> **PROBLEM TO SOLVE**: Leave out any pictures and transcribe all other data below exactly.

> **SUPPLIED DATA**:
┄┄┄┄┄┄
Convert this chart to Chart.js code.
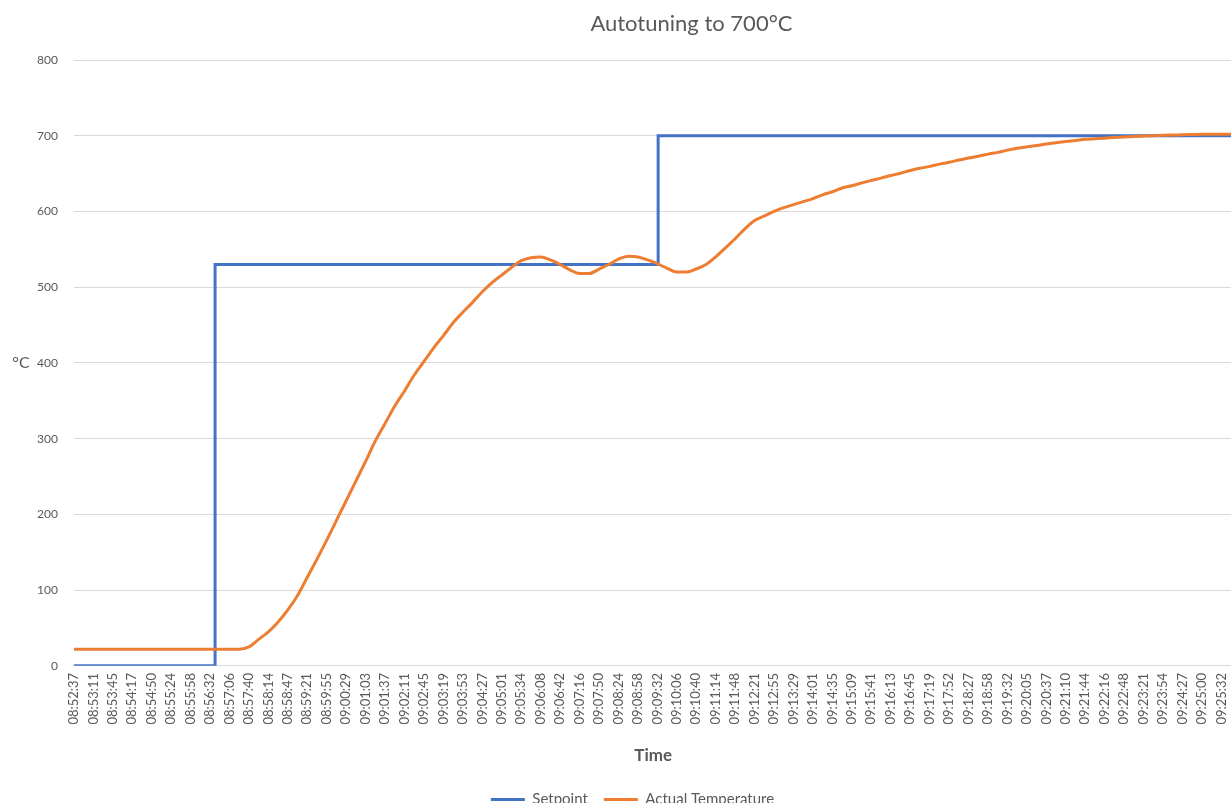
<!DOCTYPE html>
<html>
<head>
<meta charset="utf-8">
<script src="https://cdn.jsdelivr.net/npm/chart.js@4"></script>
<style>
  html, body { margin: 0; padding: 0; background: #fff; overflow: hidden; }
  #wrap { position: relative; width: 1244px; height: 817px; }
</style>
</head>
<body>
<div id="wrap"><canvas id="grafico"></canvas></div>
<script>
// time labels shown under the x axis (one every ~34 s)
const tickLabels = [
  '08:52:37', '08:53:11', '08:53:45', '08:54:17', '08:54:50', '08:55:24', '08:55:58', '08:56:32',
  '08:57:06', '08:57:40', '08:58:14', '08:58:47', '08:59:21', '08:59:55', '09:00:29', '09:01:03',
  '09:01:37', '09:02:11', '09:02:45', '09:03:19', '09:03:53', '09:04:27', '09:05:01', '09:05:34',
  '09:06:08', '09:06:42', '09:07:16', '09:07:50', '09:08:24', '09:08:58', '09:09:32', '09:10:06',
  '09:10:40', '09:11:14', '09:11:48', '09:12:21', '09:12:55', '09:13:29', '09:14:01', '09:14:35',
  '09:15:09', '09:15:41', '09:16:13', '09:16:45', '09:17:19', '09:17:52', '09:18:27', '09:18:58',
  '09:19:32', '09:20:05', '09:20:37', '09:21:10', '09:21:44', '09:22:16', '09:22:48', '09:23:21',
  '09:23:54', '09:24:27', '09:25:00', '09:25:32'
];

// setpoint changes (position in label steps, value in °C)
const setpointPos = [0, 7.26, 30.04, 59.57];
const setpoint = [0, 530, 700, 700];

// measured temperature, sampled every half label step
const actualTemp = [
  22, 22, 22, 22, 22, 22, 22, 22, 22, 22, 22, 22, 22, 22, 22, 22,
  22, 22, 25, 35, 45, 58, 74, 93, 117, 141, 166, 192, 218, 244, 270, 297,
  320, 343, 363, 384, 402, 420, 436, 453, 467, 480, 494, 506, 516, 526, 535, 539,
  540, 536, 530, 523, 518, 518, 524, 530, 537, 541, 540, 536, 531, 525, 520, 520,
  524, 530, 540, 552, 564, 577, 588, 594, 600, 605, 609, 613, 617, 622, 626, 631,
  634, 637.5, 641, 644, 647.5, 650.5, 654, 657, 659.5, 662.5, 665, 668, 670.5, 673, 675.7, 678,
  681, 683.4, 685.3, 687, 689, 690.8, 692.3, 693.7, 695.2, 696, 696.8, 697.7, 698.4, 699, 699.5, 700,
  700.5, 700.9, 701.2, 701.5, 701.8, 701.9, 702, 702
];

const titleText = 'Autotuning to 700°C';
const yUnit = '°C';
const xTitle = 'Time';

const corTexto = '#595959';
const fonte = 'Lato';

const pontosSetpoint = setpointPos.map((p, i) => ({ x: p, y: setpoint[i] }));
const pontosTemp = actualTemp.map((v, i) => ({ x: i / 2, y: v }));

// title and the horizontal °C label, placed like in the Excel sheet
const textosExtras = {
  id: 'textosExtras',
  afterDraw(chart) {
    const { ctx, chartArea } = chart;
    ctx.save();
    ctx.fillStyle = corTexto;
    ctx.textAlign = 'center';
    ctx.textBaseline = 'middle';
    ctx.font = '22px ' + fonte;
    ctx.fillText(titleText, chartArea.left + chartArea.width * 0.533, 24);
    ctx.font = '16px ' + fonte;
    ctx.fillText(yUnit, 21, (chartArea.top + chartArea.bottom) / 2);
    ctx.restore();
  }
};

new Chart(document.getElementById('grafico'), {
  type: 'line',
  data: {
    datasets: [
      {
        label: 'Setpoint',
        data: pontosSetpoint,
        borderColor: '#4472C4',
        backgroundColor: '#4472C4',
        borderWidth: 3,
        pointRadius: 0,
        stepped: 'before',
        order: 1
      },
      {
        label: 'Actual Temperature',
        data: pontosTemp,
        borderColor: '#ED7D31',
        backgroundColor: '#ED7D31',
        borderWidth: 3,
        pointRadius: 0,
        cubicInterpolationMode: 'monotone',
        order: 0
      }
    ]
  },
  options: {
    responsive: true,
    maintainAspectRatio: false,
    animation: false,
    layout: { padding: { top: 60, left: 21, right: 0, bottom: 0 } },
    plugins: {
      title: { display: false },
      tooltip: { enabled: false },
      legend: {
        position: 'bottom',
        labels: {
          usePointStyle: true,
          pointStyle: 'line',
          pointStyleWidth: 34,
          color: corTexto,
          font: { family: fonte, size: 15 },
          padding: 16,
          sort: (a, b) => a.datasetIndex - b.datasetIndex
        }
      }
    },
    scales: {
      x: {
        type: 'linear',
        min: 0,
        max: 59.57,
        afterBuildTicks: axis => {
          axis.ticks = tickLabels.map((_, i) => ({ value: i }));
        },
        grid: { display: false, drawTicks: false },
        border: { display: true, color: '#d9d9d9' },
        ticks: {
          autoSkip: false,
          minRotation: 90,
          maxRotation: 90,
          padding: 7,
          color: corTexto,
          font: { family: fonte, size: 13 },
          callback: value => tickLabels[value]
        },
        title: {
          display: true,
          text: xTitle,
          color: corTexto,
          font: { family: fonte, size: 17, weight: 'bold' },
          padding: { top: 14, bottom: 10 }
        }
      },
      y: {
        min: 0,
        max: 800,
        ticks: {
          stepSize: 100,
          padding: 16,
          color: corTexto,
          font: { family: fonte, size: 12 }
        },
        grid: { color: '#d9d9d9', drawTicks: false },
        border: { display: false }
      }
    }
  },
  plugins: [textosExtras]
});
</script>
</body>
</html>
┄┄┄┄┄┄
> **ANSWER BELOW**:
Convert this chart to Chart.js code.
<!DOCTYPE html>
<html>
<head>
<meta charset="utf-8">
<script src="https://cdn.jsdelivr.net/npm/chart.js@4"></script>
<style>
  html, body { margin: 0; padding: 0; background: #fff; overflow: hidden; }
  #wrap { position: relative; width: 1244px; height: 817px; }
</style>
</head>
<body>
<div id="wrap"><canvas id="grafico"></canvas></div>
<script>
// time labels shown under the x axis (one every ~34 s)
const tickLabels = [
  '08:52:37', '08:53:11', '08:53:45', '08:54:17', '08:54:50', '08:55:24', '08:55:58', '08:56:32',
  '08:57:06', '08:57:40', '08:58:14', '08:58:47', '08:59:21', '08:59:55', '09:00:29', '09:01:03',
  '09:01:37', '09:02:11', '09:02:45', '09:03:19', '09:03:53', '09:04:27', '09:05:01', '09:05:34',
  '09:06:08', '09:06:42', '09:07:16', '09:07:50', '09:08:24', '09:08:58', '09:09:32', '09:10:06',
  '09:10:40', '09:11:14', '09:11:48', '09:12:21', '09:12:55', '09:13:29', '09:14:01', '09:14:35',
  '09:15:09', '09:15:41', '09:16:13', '09:16:45', '09:17:19', '09:17:52', '09:18:27', '09:18:58',
  '09:19:32', '09:20:05', '09:20:37', '09:21:10', '09:21:44', '09:22:16', '09:22:48', '09:23:21',
  '09:23:54', '09:24:27', '09:25:00', '09:25:32'
];

// setpoint changes (position in label steps, value in °C)
const setpointPos = [0, 7.26, 30.04, 59.57];
const setpoint = [0, 530, 700, 700];

// measured temperature, sampled every half label step
const actualTemp = [
  22, 22, 22, 22, 22, 22, 22, 22, 22, 22, 22, 22, 22, 22, 22, 22,
  22, 22, 25, 35, 45, 58, 74, 93, 117, 141, 166, 192, 218, 244, 270, 297,
  320, 343, 363, 384, 402, 420, 436, 453, 467, 480, 494, 506, 516, 526, 535, 539,
  540, 536, 530, 523, 518, 518, 524, 530, 537, 541, 540, 536, 531, 525, 520, 520,
  524, 530, 540, 552, 564, 577, 588, 594, 600, 605, 609, 613, 617, 622, 626, 631,
  634, 637.5, 641, 644, 647.5, 650.5, 654, 657, 659.5, 662.5, 665, 668, 670.5, 673, 675.7, 678,
  681, 683.4, 685.3, 687, 689, 690.8, 692.3, 693.7, 695.2, 696, 696.8, 697.7, 698.4, 699, 699.5, 700,
  700.5, 700.9, 701.2, 701.5, 701.8, 701.9, 702, 702
];

const titleText = 'Autotuning to 700°C';
const yUnit = '°C';
const xTitle = 'Time';

const corTexto = '#595959';
const fonte = 'Lato';

const pontosSetpoint = setpointPos.map((p, i) => ({ x: p, y: setpoint[i] }));
const pontosTemp = actualTemp.map((v, i) => ({ x: i / 2, y: v }));

// title and the horizontal °C label, placed like in the Excel sheet
const textosExtras = {
  id: 'textosExtras',
  afterDraw(chart) {
    const { ctx, chartArea } = chart;
    ctx.save();
    ctx.fillStyle = corTexto;
    ctx.textAlign = 'center';
    ctx.textBaseline = 'middle';
    ctx.font = '22px ' + fonte;
    ctx.fillText(titleText, chartArea.left + chartArea.width * 0.533, 24);
    ctx.font = '16px ' + fonte;
    ctx.fillText(yUnit, 21, (chartArea.top + chartArea.bottom) / 2);
    ctx.restore();
  }
};

new Chart(document.getElementById('grafico'), {
  type: 'line',
  data: {
    datasets: [
      {
        label: 'Setpoint',
        data: pontosSetpoint,
        borderColor: '#4472C4',
        backgroundColor: '#4472C4',
        borderWidth: 3,
        pointRadius: 0,
        stepped: 'before',
        order: 1
      },
      {
        label: 'Actual Temperature',
        data: pontosTemp,
        borderColor: '#ED7D31',
        backgroundColor: '#ED7D31',
        borderWidth: 3,
        pointRadius: 0,
        cubicInterpolationMode: 'monotone',
        order: 0
      }
    ]
  },
  options: {
    responsive: true,
    maintainAspectRatio: false,
    animation: false,
    layout: { padding: { top: 60, left: 21, right: 0, bottom: 0 } },
    plugins: {
      title: { display: false },
      tooltip: { enabled: false },
      legend: {
        position: 'bottom',
        labels: {
          usePointStyle: true,
          pointStyle: 'line',
          pointStyleWidth: 34,
          color: corTexto,
          font: { family: fonte, size: 15 },
          padding: 16,
          sort: (a, b) => a.datasetIndex - b.datasetIndex
        }
      }
    },
    scales: {
      x: {
        type: 'linear',
        min: 0,
        max: 59.57,
        afterBuildTicks: axis => {
          axis.ticks = tickLabels.map((_, i) => ({ value: i }));
        },
        grid: { display: false, drawTicks: false },
        border: { display: true, color: '#d9d9d9' },
        ticks: {
          autoSkip: false,
          minRotation: 90,
          maxRotation: 90,
          padding: 7,
          color: corTexto,
          font: { family: fonte, size: 13 },
          callback: value => tickLabels[value]
        },
        title: {
          display: true,
          text: xTitle,
          color: corTexto,
          font: { family: fonte, size: 17, weight: 'bold' },
          padding: { top: 14, bottom: 10 }
        }
      },
      y: {
        min: 0,
        max: 800,
        ticks: {
          stepSize: 100,
          padding: 16,
          color: corTexto,
          font: { family: fonte, size: 12 }
        },
        grid: { color: '#d9d9d9', drawTicks: false },
        border: { display: false }
      }
    }
  },
  plugins: [textosExtras]
});
</script>
</body>
</html>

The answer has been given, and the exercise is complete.